The unit's new coach last year won complements with players throughout the team and might even supplant linebacker coach and assistant head coach Mike Singletary as the team's best motivator. Everest and assistant Jeff Rodgers were recently recognized by their peers as the best special teams coaches of 2007 through the Aguilar Kicking Academy.
Everest was a two-year starting safety at SMU from 1970-71, where his teammates coined him "Dirty Al" for his ability to lay big hits.
Important resume highlights:
- has coached for 36 years for college, European, and NFL teams.

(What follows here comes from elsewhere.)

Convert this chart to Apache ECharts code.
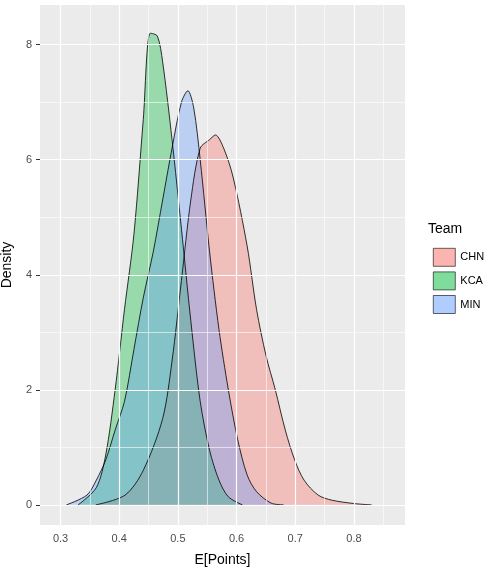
<!DOCTYPE html>
<html>
<head>
<meta charset="utf-8">
<script src="https://cdn.jsdelivr.net/npm/echarts@6/dist/echarts.min.js"></script>
<style>html,body{margin:0;background:#fff}#chart{width:500px;height:573px}</style>
</head>
<body>
<div id="chart"></div>
<script>
// density curves: [E[Points], density]
var chn = [[0.36,0],[0.41,0.17],[0.441,0.6],[0.474,1.5],[0.49,2.5],[0.506,3.9],[0.522,5.3],[0.538,6.2],[0.554,6.35],[0.564,6.43],[0.578,6.2],[0.594,5.7],[0.618,4.5],[0.634,3.4],[0.65,2.6],[0.666,2.0],[0.683,1.3],[0.699,0.78],[0.715,0.43],[0.739,0.17],[0.763,0.08],[0.803,0.02],[0.83,0]];
var kca = [[0.33,0],[0.361,0.3],[0.377,0.87],[0.393,2.0],[0.409,3.4],[0.425,4.7],[0.441,6.7],[0.453,8.2],[0.465,8.15],[0.474,7.7],[0.49,6.35],[0.506,4.8],[0.522,3.2],[0.538,1.8],[0.554,0.95],[0.57,0.43],[0.586,0.14],[0.61,0]];
var min = [[0.31,0],[0.345,0.17],[0.361,0.43],[0.377,0.78],[0.393,1.3],[0.409,1.8],[0.425,2.7],[0.441,3.6],[0.458,4.4],[0.474,5.3],[0.49,6.2],[0.506,7.0],[0.517,7.2],[0.527,6.9],[0.538,6.0],[0.554,4.4],[0.57,3.05],[0.586,2.0],[0.602,1.13],[0.618,0.52],[0.634,0.23],[0.659,0.03],[0.68,0]];
var xTicks = [0.3, 0.4, 0.5, 0.6, 0.7, 0.8];
var xMinor = [0.35, 0.45, 0.55, 0.65, 0.75, 0.85];
var yTicks = [0, 2, 4, 6, 8];
var yMinor = [1, 3, 5, 7];

var chart = echarts.init(document.getElementById('chart'));
var gridLines = [];
xMinor.forEach(function (v) { gridLines.push({ xAxis: v, lineStyle: { width: 0.6 } }); });
yMinor.forEach(function (v) { gridLines.push({ yAxis: v, lineStyle: { width: 0.6 } }); });
xTicks.forEach(function (v) { gridLines.push({ xAxis: v, lineStyle: { width: 1.2 } }); });
yTicks.forEach(function (v) { gridLines.push({ yAxis: v, lineStyle: { width: 1.2 } }); });

function dens(name, data, color) {
    return {
        name: name, type: 'line', data: data, symbol: 'none', smooth: 0.3,
        lineStyle: { color: '#000', width: 0.8 },
        itemStyle: { color: color, borderColor: '#000', borderWidth: 0.6 },
        areaStyle: { color: color }
    };
}

chart.setOption({
    animation: false,
    textStyle: { fontFamily: 'Liberation Sans, Arial' },
    grid: { left: 40, top: 5, width: 365, height: 520, outerBoundsMode: 'none', containLabel: false,
            show: true, backgroundColor: '#EBEBEB', borderWidth: 0 },
    xAxis: {
        type: 'value', min: 0.265, max: 0.887,
        name: 'E[Points]', nameLocation: 'middle', nameGap: 28,
        nameTextStyle: { fontSize: 14, color: '#000' },
        axisLine: { show: false }, splitLine: { show: false },
        axisTick: { customValues: xTicks, length: 4, lineStyle: { color: '#333' } },
        axisLabel: { customValues: xTicks, color: '#4D4D4D', fontSize: 11, margin: 8 }
    },
    yAxis: {
        type: 'value', min: -0.35, max: 8.69,
        name: 'Density', nameLocation: 'middle', nameGap: 26,
        nameTextStyle: { fontSize: 14, color: '#000' },
        axisLine: { show: false }, splitLine: { show: false },
        axisTick: { customValues: yTicks, length: 4, lineStyle: { color: '#333' } },
        axisLabel: { customValues: yTicks, color: '#4D4D4D', fontSize: 11, margin: 8 }
    },
    legend: {
        orient: 'vertical', left: 428, top: 243, itemGap: 5,
        itemWidth: 22, itemHeight: 18, icon: 'rect',
        itemStyle: { borderWidth: 0.6 },
        textStyle: { fontSize: 11, color: '#000' },
        data: ['CHN', 'KCA', 'MIN']
    },
    graphic: [{ type: 'text', left: 428, top: 222, style: { text: 'Team', fontSize: 14, fill: '#000', fontFamily: 'Liberation Sans, Arial' } }],
    series: [
        { type: 'line', data: [], silent: true,
          markLine: { silent: true, symbol: 'none', label: { show: false }, lineStyle: { color: '#fff', type: 'solid' }, data: gridLines } },
        dens('CHN', chn, 'rgba(248,118,109,0.55)'),
        dens('KCA', kca, 'rgba(0,186,56,0.5)'),
        dens('MIN', min, 'rgba(97,156,255,0.5)')
    ]
});
</script>
</body>
</html>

- is not a journeyman type as he's coached for two NFL teams this past decade
- 2002 NFL Special Teams Coach of the Year
- Sounds like he'd fit right in with other coaches:
"There’s nothing more rewarding than seeing your players, or students, become successful because it’s a form of parenthood," Everest said about steering his pupils on a successful path. "You’re part of the process of their development. It’s very humbling because you know you got to share their success."
“I’m not here to reinvent football, but I’m here to teach them how to be better football players,” Everest said about his coaching philosophy. “Our job is to give them the tools to win battles. I take pride in thinking that when they leave, they say, ‘I appreciate you making me a better football player.’”
Sign 'em up! I wonder if he'd be willing to take a college job after such a long and successful NFL career. Perhaps he'd be interested in staying in the Bay Area. Thoughts? Dump away!